John 20:30 Jesus performed many other signs in
the presence of his disciples, which are not recorded in this book. 31But
these are written that you may believe that
Jesus is the Messiah,
the Son of God, and that by believing you may

have life in his name.

John 10:37 Do not believe me unless I do the works of my Father. 38 But if I do them, even though you do not believe me, believe the works, that you may know and understand that the Father is in me, and I in the Father.”

Although Jesus indeed healed the sick because he had
compassion on the sheep, his overriding purpose was nevertheless for them to
accept him as their Lord and Savior— not simply as a miracle worker.

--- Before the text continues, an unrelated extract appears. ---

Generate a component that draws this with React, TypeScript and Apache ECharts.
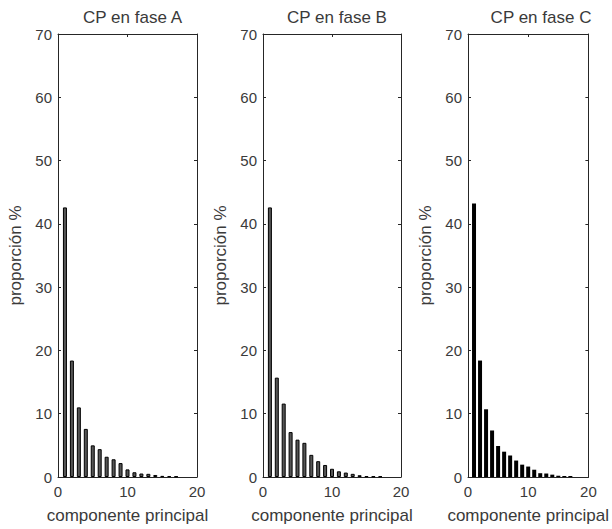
import React, { useEffect, useRef } from "react";
import * as echarts from "echarts";

const components = [1, 2, 3, 4, 5, 6, 7, 8, 9, 10, 11, 12, 13, 14, 15, 16, 17];
const faseA = [42.6, 18.4, 11.0, 7.6, 5.0, 4.4, 3.2, 2.8, 2.2, 1.2, 0.75, 0.55, 0.5, 0.32, 0.18, 0.16, 0.1];
const faseB = [42.6, 15.7, 11.6, 7.1, 5.9, 5.4, 3.5, 2.5, 1.9, 1.3, 0.9, 0.7, 0.5, 0.28, 0.12, 0.1, 0.1];
const faseC = [43.2, 18.4, 10.7, 7.35, 4.9, 4.0, 3.4, 2.6, 1.95, 1.65, 1.15, 0.6, 0.55, 0.37, 0.2, 0.16, 0.16];
const titles = ["CP en fase A", "CP en fase B", "CP en fase C"];
const xLabel = "componente principal";
const yLabel = "proporción %";

export default function App() {
  const ref = useRef<HTMLDivElement>(null);
  useEffect(() => {
    if (!ref.current) return;
    const chart = echarts.init(ref.current, undefined, { renderer: "svg" });
    const lefts = [58, 263, 468];
    const widths = [139, 138, 136];
    const top = 34;
    const bottom = 529 - 478;
    const font = "Liberation Sans, Arial, sans-serif";
    const fs = 15;
    const fsText = 17;
    const axisColor = "#262626";
    const textColor = "#3a3a3a";
    const seriesData = [faseA, faseB, faseC];
    const fills = ["#555555", "#555555", "#000000"];

    const grids: any[] = [];
    const xAxes: any[] = [];
    const yAxes: any[] = [];
    const series: any[] = [];
    const title: any[] = [];

    for (let i = 0; i < 3; i++) {
      grids.push({ left: lefts[i], width: widths[i], top, bottom, containLabel: false });
      title.push({
        text: titles[i],
        left: lefts[i] + widths[i] / 2,
        top: 4,
        textAlign: "center",
        textStyle: { fontFamily: font, fontSize: fsText, fontWeight: "normal", color: textColor },
      });
      const axisLine = { show: true, onZero: false, lineStyle: { color: axisColor, width: 1 } };
      const tick = { show: true, inside: true, length: 3, lineStyle: { color: axisColor } };
      xAxes.push({
        gridIndex: i,
        type: "value",
        min: 0,
        max: 20,
        interval: 10,
        position: "bottom",
        axisLine,
        axisTick: tick,
        splitLine: { show: false },
        axisLabel: { fontFamily: font, fontSize: fs, color: textColor, margin: 7 },
        name: xLabel,
        nameLocation: "middle",
        nameGap: 30,
        nameTextStyle: { fontFamily: font, fontSize: fsText, color: textColor },
      });
      xAxes.push({
        gridIndex: i,
        type: "value",
        min: 0,
        max: 20,
        interval: 10,
        position: "top",
        axisLine,
        axisTick: tick,
        splitLine: { show: false },
        axisLabel: { show: false },
      });
      yAxes.push({
        gridIndex: i,
        type: "value",
        min: 0,
        max: 70,
        interval: 10,
        position: "left",
        axisLine,
        axisTick: tick,
        splitLine: { show: false },
        axisLabel: { fontFamily: font, fontSize: fs, color: textColor, margin: 6 },
        name: yLabel,
        nameLocation: "middle",
        nameRotate: 90,
        nameGap: 34,
        nameTextStyle: { fontFamily: font, fontSize: fsText, color: textColor },
      });
      yAxes.push({
        gridIndex: i,
        type: "value",
        min: 0,
        max: 70,
        interval: 10,
        position: "right",
        axisLine,
        axisTick: tick,
        splitLine: { show: false },
        axisLabel: { show: false },
      });
      series.push({
        type: "bar",
        xAxisIndex: i * 2,
        yAxisIndex: i * 2,
        barWidth: 4,
        itemStyle: { color: fills[i], borderColor: "#000000", borderWidth: i < 2 ? 1 : 0 },
        data: components.map((c, k) => [c, seriesData[i][k]]),
      });
    }

    chart.setOption({
      animation: false,
      backgroundColor: "#ffffff",
      title,
      grid: grids,
      xAxis: xAxes,
      yAxis: yAxes,
      series,
    });
    return () => chart.dispose();
  }, []);
  return <div ref={ref} style={{ width: 612, height: 529, position: "absolute", left: 0, top: 0 }} />;
}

But as a result of our traditional perspective centered on Church and the needs of believers, leaders have not been taught about healing in the specific context of providing evidence to unbelievers outside the Church that Jesus is in fact the Messiah. An examination of the New Testament reveals that miraculous healing in the context of proclaiming the kingdom of God to the lost can differ significantly from healing for sick believers in the context of Church.

Churches have not been taught the former, only the latter which focuses on the needs of believers. During these Last Days when the time is short and the Church must fulfill the Great Commission by making disciples of all nations—including those highly resistant to the gospel— miraculous healing as conclusive evidence to the lost that Jesus is the Messiah should receive the priority it deserves and is clearly given in Scripture.

Unscriptural traditions, moreover, have also permeated the Church’s practice of healing which has significantly diluted our effectiveness in ministering healing in either context.

This is the calling of The Elijah Challenge—training and sending disciples during these Last Days to heal the sick miraculously exactly as Jesus did in the gospels, and to proclaim the kingdom of God fruitfully as did the early disciples in Acts—especially to gospel-resistant people groups.